ELMA – Smoke spewed out of a tunnel 27 feet underground as a team of Seattle firefighters emerged in full gear from the heat and the flames under the strict timing of a commander with a stop watch.
On hand to observe and participate were firefighters from Grays Harbor Fire District 5, the New York Fire Department and the Ventura, Calif., Fire Department, along with several media crews watching outside in a slice of earth converted to a staging area for the highly specialized subterranean fire drill.
The first day of emergency tunnel training in two of the Satsop Business Park’s old cooling-tower pipes was an unqualified success. The tunnels have been equipped and set up for about 30 firefighters this week in a pair of 12-foot diameter pipes that have been transformed into the business park’s new tunnel rescue training complex.
Wednesday marked the first use of what is planned as a long-term training enterprise at the former site of the abandoned Washington Public Power Supply System nuclear project.
The pair of parallel water pipes were once designed to carry water to and from the twin cooling towers. “One was dissected and the other was opened up to allow for three separate areas to set up various training scenarios,” a business park news release explained.
Tami Garrow, Satsop Business Park CEO, also was among the observers as firefighters were performing drills in two of the tunnels simultaneously.
“This is really just the beginning,” she said. “That is the whole goal.”
Digging out a portion of the pipe, dissecting the one pipe, excavating and installing needed safety and utility systems cost about $250,000, she said. The park worked with Hari Sharma, engineering manager of Berglund, Schmidt & Associates Inc. in Hoquiam, to help design the systems.
“It’s lit, it’s got ventilation and it’s got electricity, so the people who build the tunnels, the laborers’ unions and others are going to train inside these things, too,” Garrow said. The business park is in the process of being consolidated with the Grays Harbor Port.

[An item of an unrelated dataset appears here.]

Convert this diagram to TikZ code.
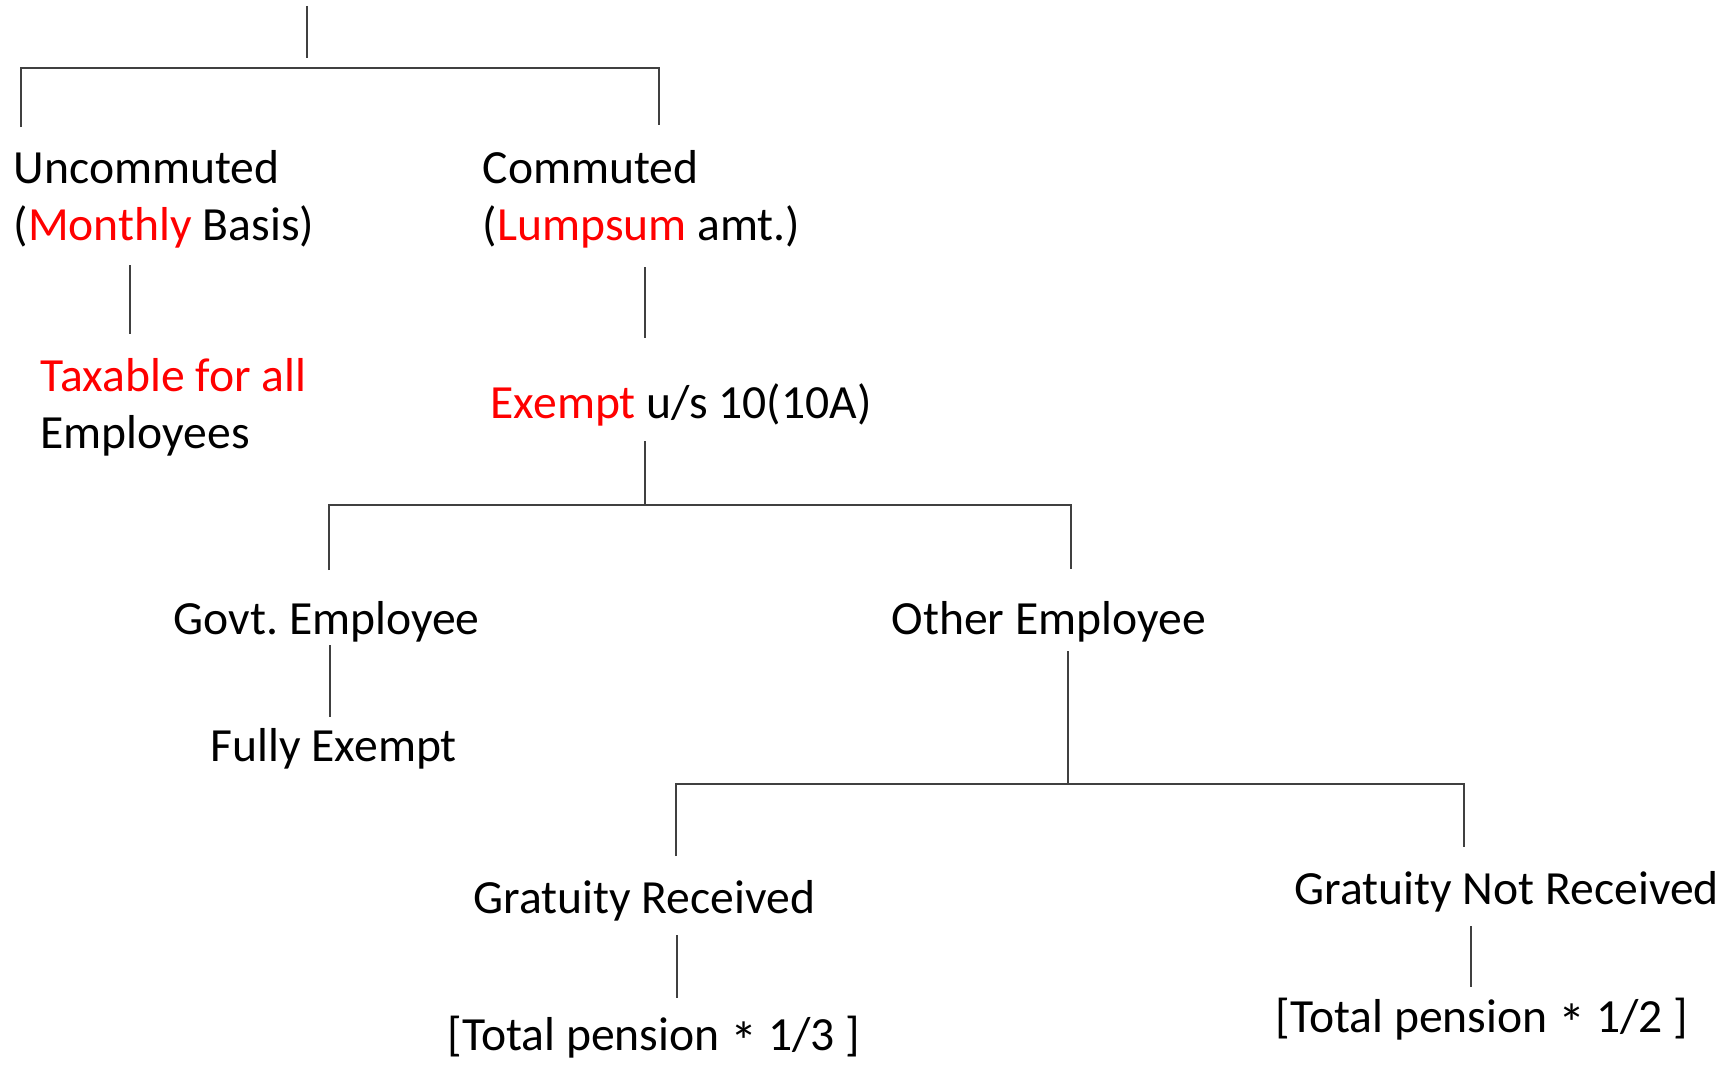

The tunnels eventually will be equipped with rails and small tunnel cars, called lokies, and will also be used for training already being conducted at the business park by Northwest Laborers-Employers Training Trust, which first came up with the idea of creating a world-class tunnel safety and training facility at Satsop.
“They became aware of this facility and there was just a lot of interest and excitement in unearthing this,” Garrow said.
Mike Warren, director of the trust, said his group has been doing tunnel training at the business park for the past several years. Much of that was based on construction of tunnels, but there was a need to provide a facility where emergency responders could train in real-life situations.
Sound Transit also needed a training facility for its tunnel workers.
Prior to this week, the Seattle Fire Department and other fire departments across the country did such training in West Virginia.
“It just seemed like a no-brainer to take this and create something that meant they didn’t have to go to West Virginia, and neither does anybody else who needs that kind of training,” Garrow said.
The Seattle Fire Department has been contracted to provide tunnel rescue service for the Sound Transit Light Rail System. A group has been staying in Elma for the past two weeks, and Garrow noted the Seattle department has had a long-term relationship with the business park to do other on-site training before the tunnels were added to the options.
“We couldn’t have designed this without them because they knew what they needed,” she said.
Warren said there is no other tunnel training center like the one at Satsop anywhere on the West Coast, and the only thing remotely comparable would be mining-training shafts used by the Colorado School of Mines.
“Where else can you do a live fire in a tunnel situation,” Warren said. “And over at the other tower, we’ve got our tunnel and props where we are doing our tunnel boring machine training.”
Coming up, Warren said the Training Trust will be conducting a class in how to lay rail, pipes and other equipment in the converted pipes, which were uncovered about two years ago.
“We’ll assemble all that and create as much of a realistic tunnel as we can,” Warren said. Northwest Laborers-Employer Training Trust, he noted, has already trained about 200 people at Satsop and also has offered classes in construction, use of power tools, fence-building, concrete placement and shaft work classes.
The Seattle Fire Department plans to use the new tunnel facility at least 30 times a year, and Garrow envisions many other fire departments and also military uses for the facility. A group from Joint Base Lewis-McChord was at the site recently.
“They are really looking to incorporate this into their training curriculum,” Garrow said.
Nathan Hoover, Satsop Business Park project coordinator, said users of the training complex will pay a daily or weekly fee to use it, which estimates say will amount to about $10,000 per week.
“It would depend on how many users actually come and use it,” Hoover said, noting that the Training Trust also plans to use the facility about 30 days a year. “I see a lot of potential for the Army to use it for all sorts of reasons.”
While Garrow is retiring at the end of the year and the business park Public Development Authority is about to be consolidated under Grays Harbor Port management, both Warren and Garrow said the changes won’t have any affect on the use of the training center, which will continue to be managed in large part by Warren.
“I think it came together fairly well,” Warren said. “What Tami and her PDA staff have done so far has just been an outstanding job.”